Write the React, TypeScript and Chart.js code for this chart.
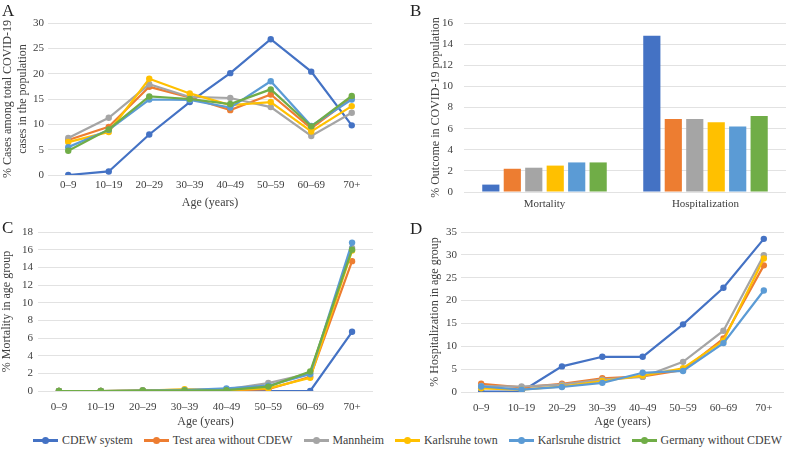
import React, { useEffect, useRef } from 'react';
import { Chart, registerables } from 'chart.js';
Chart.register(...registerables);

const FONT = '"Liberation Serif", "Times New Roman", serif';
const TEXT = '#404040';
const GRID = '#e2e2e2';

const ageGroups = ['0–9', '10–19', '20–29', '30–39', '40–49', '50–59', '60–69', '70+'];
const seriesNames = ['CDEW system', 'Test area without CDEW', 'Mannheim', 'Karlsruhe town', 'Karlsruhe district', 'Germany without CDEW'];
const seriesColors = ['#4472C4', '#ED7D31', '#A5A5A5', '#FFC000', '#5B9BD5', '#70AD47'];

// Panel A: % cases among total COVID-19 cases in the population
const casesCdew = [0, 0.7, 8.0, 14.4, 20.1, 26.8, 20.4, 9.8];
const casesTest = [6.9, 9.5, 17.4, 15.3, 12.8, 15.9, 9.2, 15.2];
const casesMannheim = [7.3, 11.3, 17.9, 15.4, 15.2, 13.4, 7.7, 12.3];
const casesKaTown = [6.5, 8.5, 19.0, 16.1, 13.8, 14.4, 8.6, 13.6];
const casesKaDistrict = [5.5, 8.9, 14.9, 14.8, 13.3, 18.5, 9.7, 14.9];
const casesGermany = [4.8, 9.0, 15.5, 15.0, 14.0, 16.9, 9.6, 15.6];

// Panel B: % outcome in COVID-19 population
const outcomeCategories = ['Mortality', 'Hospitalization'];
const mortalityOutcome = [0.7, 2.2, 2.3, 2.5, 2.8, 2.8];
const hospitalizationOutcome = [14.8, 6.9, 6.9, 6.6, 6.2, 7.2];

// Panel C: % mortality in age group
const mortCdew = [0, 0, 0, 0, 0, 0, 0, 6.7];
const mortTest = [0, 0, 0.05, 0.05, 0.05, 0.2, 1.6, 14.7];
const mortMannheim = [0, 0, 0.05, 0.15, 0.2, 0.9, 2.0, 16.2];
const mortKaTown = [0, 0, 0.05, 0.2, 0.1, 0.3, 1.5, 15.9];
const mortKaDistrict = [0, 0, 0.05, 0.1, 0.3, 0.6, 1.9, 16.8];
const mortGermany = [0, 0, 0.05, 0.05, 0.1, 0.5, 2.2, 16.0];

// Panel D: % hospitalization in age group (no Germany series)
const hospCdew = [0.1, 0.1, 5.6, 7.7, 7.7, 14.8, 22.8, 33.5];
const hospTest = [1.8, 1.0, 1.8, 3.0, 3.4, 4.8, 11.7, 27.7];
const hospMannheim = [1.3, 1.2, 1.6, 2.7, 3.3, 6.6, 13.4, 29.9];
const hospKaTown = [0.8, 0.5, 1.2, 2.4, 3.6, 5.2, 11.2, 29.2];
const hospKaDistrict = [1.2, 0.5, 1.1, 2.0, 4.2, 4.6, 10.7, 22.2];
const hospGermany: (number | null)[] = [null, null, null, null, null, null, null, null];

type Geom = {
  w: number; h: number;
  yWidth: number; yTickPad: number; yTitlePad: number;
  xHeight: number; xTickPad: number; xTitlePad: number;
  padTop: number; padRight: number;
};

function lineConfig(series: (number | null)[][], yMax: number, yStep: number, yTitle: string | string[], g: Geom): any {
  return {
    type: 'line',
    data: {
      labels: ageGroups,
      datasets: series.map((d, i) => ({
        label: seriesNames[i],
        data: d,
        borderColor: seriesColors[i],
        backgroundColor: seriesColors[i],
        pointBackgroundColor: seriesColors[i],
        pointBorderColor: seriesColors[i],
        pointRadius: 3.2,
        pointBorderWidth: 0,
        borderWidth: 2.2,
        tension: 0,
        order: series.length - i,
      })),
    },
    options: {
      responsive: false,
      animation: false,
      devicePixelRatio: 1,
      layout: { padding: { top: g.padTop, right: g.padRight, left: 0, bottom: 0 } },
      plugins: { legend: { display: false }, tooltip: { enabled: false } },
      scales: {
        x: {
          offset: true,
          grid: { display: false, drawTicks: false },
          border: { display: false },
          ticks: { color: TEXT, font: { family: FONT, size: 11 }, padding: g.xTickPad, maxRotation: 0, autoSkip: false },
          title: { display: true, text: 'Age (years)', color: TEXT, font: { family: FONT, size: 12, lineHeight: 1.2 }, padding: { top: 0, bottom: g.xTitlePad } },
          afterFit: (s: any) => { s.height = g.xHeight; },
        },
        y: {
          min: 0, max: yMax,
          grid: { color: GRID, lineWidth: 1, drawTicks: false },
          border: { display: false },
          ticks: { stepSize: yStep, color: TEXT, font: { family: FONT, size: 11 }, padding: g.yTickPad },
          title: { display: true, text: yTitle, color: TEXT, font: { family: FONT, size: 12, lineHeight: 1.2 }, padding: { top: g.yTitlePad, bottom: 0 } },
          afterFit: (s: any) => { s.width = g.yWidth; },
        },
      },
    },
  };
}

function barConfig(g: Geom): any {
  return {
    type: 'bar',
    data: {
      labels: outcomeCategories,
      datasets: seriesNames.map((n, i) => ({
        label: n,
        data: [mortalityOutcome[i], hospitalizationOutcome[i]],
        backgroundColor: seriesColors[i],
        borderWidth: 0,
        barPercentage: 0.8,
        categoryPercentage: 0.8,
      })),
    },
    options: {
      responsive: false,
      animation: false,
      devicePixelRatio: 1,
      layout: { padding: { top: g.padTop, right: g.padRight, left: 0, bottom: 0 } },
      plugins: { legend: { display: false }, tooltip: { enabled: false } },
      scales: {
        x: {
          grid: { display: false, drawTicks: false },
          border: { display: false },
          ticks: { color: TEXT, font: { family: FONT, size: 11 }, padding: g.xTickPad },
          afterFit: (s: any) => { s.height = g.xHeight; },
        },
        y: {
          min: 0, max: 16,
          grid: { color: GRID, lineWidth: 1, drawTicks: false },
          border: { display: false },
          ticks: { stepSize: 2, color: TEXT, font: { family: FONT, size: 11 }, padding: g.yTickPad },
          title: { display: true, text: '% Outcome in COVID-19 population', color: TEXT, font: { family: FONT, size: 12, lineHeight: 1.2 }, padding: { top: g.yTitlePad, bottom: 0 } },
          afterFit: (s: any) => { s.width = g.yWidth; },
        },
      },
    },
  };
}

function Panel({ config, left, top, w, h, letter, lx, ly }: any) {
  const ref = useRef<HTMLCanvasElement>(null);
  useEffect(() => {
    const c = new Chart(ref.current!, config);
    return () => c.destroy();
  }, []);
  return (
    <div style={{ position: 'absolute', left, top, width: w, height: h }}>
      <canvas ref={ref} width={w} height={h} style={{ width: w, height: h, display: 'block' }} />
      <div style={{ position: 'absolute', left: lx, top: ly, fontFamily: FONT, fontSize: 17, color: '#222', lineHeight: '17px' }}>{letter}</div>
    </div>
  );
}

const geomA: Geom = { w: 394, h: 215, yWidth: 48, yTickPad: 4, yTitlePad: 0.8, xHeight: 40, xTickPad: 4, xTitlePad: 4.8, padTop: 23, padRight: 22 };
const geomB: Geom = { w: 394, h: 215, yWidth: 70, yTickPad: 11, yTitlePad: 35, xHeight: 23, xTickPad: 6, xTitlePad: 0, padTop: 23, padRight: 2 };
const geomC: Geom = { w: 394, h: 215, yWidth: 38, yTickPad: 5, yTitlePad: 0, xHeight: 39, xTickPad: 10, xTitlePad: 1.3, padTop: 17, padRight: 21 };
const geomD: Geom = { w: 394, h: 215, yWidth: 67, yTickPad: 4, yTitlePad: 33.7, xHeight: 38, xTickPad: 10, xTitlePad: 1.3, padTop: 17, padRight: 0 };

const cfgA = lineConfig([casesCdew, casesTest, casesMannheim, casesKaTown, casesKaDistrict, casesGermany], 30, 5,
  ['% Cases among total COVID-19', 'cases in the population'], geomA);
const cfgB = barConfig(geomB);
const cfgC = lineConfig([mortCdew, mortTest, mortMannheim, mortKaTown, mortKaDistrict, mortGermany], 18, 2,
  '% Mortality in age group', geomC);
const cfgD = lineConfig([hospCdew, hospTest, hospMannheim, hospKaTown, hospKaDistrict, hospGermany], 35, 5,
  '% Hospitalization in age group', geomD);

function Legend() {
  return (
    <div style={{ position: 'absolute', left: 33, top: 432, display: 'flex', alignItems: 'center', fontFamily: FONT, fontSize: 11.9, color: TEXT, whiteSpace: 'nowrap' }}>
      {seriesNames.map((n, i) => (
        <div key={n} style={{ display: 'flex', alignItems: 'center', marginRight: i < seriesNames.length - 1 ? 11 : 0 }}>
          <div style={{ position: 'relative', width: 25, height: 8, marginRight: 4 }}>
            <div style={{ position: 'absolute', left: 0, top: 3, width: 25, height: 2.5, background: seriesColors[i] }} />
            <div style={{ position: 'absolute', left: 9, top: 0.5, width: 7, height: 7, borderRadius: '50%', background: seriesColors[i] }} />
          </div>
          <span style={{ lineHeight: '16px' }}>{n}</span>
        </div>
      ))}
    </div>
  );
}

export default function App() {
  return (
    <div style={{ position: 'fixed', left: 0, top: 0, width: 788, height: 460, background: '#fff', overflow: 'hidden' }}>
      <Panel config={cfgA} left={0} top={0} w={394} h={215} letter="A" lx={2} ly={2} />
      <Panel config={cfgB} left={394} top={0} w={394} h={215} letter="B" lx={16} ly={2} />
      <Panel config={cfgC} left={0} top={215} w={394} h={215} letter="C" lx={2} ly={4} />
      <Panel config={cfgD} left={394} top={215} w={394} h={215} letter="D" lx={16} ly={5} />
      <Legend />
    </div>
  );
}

* * * *

▶ _Problem details_
Repeat only the lines between the start of the data and the line with "const mortGermany = [0, 0, 0.05, 0.05, 0.1, 0.5, 2.2, 16.0];", including those two lines, and skip the pictures.

▶ _Correct response_
Write the React, TypeScript and Chart.js code for this chart.
import React, { useEffect, useRef } from 'react';
import { Chart, registerables } from 'chart.js';
Chart.register(...registerables);

const FONT = '"Liberation Serif", "Times New Roman", serif';
const TEXT = '#404040';
const GRID = '#e2e2e2';

const ageGroups = ['0–9', '10–19', '20–29', '30–39', '40–49', '50–59', '60–69', '70+'];
const seriesNames = ['CDEW system', 'Test area without CDEW', 'Mannheim', 'Karlsruhe town', 'Karlsruhe district', 'Germany without CDEW'];
const seriesColors = ['#4472C4', '#ED7D31', '#A5A5A5', '#FFC000', '#5B9BD5', '#70AD47'];

// Panel A: % cases among total COVID-19 cases in the population
const casesCdew = [0, 0.7, 8.0, 14.4, 20.1, 26.8, 20.4, 9.8];
const casesTest = [6.9, 9.5, 17.4, 15.3, 12.8, 15.9, 9.2, 15.2];
const casesMannheim = [7.3, 11.3, 17.9, 15.4, 15.2, 13.4, 7.7, 12.3];
const casesKaTown = [6.5, 8.5, 19.0, 16.1, 13.8, 14.4, 8.6, 13.6];
const casesKaDistrict = [5.5, 8.9, 14.9, 14.8, 13.3, 18.5, 9.7, 14.9];
const casesGermany = [4.8, 9.0, 15.5, 15.0, 14.0, 16.9, 9.6, 15.6];

// Panel B: % outcome in COVID-19 population
const outcomeCategories = ['Mortality', 'Hospitalization'];
const mortalityOutcome = [0.7, 2.2, 2.3, 2.5, 2.8, 2.8];
const hospitalizationOutcome = [14.8, 6.9, 6.9, 6.6, 6.2, 7.2];

// Panel C: % mortality in age group
const mortCdew = [0, 0, 0, 0, 0, 0, 0, 6.7];
const mortTest = [0, 0, 0.05, 0.05, 0.05, 0.2, 1.6, 14.7];
const mortMannheim = [0, 0, 0.05, 0.15, 0.2, 0.9, 2.0, 16.2];
const mortKaTown = [0, 0, 0.05, 0.2, 0.1, 0.3, 1.5, 15.9];
const mortKaDistrict = [0, 0, 0.05, 0.1, 0.3, 0.6, 1.9, 16.8];
const mortGermany = [0, 0, 0.05, 0.05, 0.1, 0.5, 2.2, 16.0];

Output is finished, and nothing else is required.